▽
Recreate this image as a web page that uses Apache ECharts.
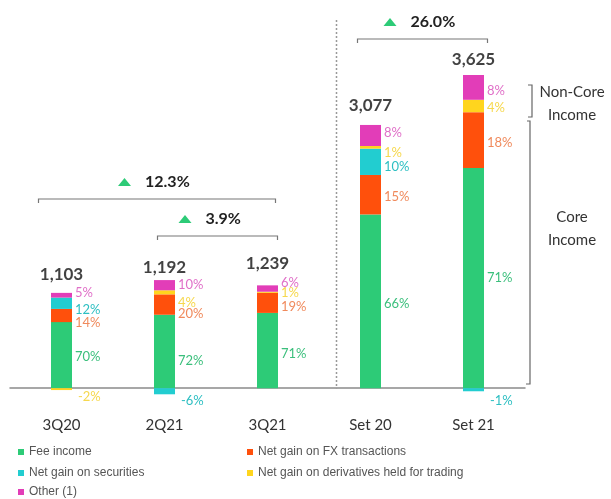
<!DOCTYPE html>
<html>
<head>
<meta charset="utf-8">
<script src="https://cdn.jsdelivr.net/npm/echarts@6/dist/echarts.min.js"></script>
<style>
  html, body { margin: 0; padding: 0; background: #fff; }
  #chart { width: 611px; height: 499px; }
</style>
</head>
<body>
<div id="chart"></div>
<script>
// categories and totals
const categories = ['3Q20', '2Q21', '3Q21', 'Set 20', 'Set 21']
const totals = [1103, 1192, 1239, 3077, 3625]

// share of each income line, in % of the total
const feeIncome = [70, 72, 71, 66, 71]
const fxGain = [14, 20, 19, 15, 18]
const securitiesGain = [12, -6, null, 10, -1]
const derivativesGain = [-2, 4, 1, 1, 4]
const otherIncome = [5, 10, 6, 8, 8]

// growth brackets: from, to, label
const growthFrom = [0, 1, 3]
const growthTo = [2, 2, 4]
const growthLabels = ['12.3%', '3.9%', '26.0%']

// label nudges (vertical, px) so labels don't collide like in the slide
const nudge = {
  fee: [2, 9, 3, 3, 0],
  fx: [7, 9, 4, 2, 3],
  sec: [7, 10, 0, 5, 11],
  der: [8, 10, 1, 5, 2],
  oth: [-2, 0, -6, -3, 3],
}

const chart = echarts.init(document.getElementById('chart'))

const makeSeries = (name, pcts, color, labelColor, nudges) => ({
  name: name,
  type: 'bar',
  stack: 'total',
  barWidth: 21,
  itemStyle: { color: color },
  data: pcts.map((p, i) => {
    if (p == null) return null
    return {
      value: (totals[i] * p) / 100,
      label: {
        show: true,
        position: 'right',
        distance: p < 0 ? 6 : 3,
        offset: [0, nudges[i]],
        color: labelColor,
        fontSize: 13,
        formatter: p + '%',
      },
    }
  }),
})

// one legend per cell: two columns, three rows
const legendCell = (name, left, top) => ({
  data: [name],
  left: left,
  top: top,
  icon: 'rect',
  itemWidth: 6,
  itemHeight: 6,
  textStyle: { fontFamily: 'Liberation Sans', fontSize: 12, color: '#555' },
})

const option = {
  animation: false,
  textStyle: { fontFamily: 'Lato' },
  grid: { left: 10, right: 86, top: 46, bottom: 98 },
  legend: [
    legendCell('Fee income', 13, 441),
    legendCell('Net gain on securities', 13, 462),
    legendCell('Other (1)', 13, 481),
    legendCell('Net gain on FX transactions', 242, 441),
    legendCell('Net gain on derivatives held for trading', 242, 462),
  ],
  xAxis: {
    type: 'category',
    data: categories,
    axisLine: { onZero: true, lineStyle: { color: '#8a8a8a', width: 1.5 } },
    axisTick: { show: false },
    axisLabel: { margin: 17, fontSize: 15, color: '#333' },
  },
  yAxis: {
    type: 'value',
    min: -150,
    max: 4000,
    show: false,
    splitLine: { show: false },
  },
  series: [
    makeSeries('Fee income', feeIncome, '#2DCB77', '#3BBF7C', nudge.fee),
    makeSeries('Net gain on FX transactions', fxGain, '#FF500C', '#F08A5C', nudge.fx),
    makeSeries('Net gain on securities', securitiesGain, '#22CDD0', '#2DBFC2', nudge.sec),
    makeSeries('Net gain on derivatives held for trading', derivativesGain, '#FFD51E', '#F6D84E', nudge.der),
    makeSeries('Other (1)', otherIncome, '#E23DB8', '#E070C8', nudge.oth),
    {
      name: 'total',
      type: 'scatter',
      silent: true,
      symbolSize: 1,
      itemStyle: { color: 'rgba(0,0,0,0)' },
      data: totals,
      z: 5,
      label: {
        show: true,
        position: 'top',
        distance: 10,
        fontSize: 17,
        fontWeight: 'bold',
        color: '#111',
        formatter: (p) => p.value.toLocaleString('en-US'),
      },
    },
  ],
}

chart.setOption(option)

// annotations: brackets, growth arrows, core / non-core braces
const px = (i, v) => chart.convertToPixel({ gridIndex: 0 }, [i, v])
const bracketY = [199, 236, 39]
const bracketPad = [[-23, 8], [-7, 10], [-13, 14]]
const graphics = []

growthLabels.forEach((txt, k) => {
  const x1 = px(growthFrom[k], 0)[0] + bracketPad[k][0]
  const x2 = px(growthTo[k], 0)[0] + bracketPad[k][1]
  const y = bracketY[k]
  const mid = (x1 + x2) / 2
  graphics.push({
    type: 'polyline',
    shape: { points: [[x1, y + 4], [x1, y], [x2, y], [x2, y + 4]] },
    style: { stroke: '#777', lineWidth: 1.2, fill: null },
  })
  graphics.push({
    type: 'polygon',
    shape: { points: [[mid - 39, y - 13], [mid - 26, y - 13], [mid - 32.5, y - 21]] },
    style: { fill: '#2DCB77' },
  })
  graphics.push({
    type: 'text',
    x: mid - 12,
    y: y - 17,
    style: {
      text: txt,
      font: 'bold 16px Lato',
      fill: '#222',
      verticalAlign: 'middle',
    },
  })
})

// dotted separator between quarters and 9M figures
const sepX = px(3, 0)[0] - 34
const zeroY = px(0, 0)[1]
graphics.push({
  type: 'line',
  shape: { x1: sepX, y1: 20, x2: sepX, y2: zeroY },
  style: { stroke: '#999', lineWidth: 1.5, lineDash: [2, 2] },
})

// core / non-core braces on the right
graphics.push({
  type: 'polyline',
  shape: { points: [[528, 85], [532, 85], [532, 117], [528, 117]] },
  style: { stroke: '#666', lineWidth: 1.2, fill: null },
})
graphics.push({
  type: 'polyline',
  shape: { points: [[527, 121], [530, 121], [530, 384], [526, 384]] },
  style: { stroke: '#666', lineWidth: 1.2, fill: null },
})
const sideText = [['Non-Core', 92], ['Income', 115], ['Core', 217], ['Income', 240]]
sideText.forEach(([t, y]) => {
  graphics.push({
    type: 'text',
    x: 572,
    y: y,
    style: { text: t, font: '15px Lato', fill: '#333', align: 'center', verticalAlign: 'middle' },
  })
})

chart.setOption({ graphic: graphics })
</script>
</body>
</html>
△
▽
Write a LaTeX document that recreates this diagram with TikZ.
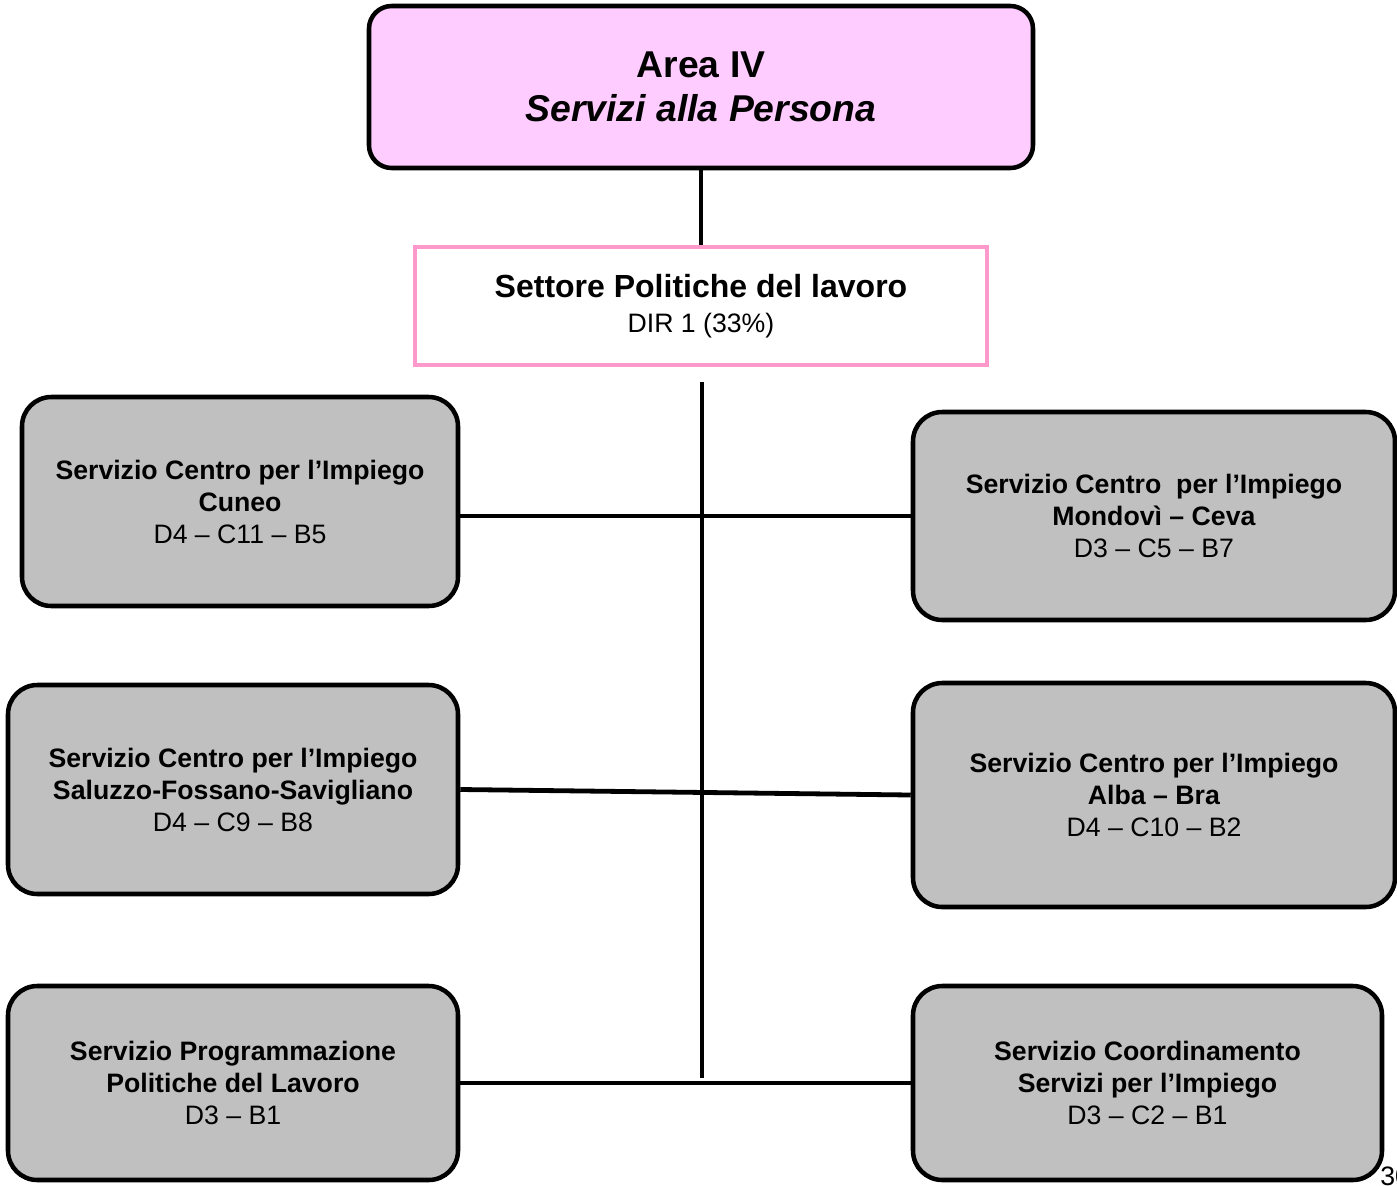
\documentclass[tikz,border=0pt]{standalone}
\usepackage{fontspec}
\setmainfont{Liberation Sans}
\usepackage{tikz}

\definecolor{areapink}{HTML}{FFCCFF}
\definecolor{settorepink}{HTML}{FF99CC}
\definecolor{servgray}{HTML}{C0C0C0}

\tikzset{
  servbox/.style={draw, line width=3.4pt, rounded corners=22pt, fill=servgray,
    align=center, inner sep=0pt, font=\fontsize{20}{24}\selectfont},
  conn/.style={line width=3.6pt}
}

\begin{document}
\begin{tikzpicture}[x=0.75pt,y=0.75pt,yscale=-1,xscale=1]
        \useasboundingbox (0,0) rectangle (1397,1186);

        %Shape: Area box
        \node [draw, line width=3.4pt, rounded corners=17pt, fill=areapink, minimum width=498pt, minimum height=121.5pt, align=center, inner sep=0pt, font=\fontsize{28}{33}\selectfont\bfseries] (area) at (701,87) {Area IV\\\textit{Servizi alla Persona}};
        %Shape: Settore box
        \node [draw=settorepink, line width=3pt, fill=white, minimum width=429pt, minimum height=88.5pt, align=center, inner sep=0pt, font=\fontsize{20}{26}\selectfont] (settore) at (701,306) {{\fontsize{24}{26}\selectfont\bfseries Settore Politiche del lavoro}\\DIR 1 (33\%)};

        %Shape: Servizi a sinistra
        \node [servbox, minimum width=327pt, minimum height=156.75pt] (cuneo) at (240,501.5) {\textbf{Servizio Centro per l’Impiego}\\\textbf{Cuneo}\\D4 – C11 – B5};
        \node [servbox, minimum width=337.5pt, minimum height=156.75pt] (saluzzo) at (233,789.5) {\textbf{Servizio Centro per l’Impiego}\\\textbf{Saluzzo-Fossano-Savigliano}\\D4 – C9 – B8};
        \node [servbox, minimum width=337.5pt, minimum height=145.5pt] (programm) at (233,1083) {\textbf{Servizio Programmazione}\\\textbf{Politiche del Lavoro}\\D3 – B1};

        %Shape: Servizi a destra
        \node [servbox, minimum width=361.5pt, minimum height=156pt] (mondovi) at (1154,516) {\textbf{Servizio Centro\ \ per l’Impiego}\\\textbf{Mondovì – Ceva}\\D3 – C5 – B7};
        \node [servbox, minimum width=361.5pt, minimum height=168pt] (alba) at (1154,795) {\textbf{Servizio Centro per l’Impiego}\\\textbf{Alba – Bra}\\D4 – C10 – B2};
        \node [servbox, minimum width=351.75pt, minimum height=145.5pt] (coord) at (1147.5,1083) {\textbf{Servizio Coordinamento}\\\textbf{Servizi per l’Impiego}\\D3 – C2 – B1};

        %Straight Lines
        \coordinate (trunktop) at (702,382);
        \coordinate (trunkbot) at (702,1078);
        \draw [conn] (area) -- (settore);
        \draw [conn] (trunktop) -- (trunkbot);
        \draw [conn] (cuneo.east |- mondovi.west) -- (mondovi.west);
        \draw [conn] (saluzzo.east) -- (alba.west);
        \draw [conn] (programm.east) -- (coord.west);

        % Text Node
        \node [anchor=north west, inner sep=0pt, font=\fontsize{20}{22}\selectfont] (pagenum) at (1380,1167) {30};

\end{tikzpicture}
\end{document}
△
▽
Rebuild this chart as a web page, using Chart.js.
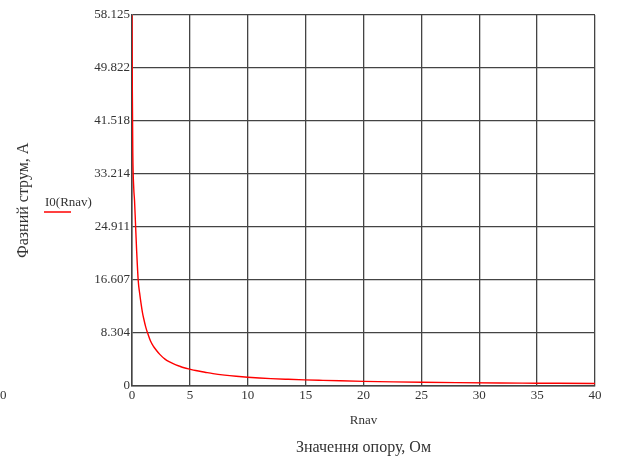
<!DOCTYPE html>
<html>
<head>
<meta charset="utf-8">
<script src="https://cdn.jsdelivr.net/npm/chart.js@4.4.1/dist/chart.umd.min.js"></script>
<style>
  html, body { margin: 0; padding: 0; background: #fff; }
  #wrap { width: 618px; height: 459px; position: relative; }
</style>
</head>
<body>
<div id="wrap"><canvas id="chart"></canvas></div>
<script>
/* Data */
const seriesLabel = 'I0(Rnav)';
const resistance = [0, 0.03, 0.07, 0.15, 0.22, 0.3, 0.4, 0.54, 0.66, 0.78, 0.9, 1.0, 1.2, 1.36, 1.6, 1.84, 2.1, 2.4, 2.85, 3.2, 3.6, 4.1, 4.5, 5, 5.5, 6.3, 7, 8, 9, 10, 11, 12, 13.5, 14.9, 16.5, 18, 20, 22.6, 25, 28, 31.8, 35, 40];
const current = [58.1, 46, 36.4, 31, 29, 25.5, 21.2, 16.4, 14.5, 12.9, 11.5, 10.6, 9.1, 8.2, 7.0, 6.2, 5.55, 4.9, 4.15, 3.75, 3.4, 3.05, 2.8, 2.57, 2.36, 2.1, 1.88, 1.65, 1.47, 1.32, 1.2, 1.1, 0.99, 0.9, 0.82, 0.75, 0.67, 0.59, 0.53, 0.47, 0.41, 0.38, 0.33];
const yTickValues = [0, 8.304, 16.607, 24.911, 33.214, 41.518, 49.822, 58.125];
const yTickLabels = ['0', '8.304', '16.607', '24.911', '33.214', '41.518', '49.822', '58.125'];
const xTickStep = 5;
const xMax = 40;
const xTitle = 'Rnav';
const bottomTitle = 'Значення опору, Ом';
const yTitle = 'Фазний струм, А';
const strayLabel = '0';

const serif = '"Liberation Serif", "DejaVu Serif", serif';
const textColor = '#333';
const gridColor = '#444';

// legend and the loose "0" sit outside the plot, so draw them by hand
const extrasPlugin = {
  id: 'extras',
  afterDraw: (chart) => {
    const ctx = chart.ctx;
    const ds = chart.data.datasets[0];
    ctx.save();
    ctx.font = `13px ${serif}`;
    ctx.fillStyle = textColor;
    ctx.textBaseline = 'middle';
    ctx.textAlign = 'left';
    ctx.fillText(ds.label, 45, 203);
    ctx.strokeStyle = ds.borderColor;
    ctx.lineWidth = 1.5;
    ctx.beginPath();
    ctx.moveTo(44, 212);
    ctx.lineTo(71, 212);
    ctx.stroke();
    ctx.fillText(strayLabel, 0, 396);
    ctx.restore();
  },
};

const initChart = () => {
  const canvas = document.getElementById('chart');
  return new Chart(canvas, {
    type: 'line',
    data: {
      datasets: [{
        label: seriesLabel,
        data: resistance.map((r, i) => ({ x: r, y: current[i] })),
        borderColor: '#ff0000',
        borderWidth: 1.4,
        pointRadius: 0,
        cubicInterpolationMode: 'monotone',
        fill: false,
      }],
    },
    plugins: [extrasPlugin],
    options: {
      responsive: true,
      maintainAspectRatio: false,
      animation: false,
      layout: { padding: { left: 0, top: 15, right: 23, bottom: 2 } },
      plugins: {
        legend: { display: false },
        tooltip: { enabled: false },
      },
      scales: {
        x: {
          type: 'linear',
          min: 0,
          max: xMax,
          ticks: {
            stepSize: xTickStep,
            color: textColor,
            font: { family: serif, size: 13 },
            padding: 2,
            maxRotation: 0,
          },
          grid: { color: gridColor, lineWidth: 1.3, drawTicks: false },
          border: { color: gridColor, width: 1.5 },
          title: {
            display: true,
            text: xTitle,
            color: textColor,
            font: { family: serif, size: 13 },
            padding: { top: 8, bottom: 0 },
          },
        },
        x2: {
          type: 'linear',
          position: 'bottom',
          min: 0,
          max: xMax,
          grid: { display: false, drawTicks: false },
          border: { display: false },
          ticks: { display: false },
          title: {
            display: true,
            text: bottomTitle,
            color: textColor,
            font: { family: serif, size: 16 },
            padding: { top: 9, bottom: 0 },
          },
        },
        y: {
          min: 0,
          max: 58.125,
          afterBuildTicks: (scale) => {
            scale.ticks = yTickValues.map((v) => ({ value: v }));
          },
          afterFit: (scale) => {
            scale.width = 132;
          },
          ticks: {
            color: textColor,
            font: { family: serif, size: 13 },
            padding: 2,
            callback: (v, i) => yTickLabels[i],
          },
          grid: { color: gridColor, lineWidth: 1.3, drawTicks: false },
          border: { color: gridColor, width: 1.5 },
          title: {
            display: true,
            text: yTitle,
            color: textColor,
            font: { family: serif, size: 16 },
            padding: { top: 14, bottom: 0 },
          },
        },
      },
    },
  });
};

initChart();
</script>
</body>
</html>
△
■ Aim
Return exactly the lines from the one with "Recreate this image" to the one with "const totals = [1103, 1192, 1239, 3077, 3625]", inclusive, and nothing else; skip the pictures.

■ Output below
Recreate this image as a web page that uses Apache ECharts.
<!DOCTYPE html>
<html>
<head>
<meta charset="utf-8">
<script src="https://cdn.jsdelivr.net/npm/echarts@6/dist/echarts.min.js"></script>
<style>
  html, body { margin: 0; padding: 0; background: #fff; }
  #chart { width: 611px; height: 499px; }
</style>
</head>
<body>
<div id="chart"></div>
<script>
// categories and totals
const categories = ['3Q20', '2Q21', '3Q21', 'Set 20', 'Set 21']
const totals = [1103, 1192, 1239, 3077, 3625]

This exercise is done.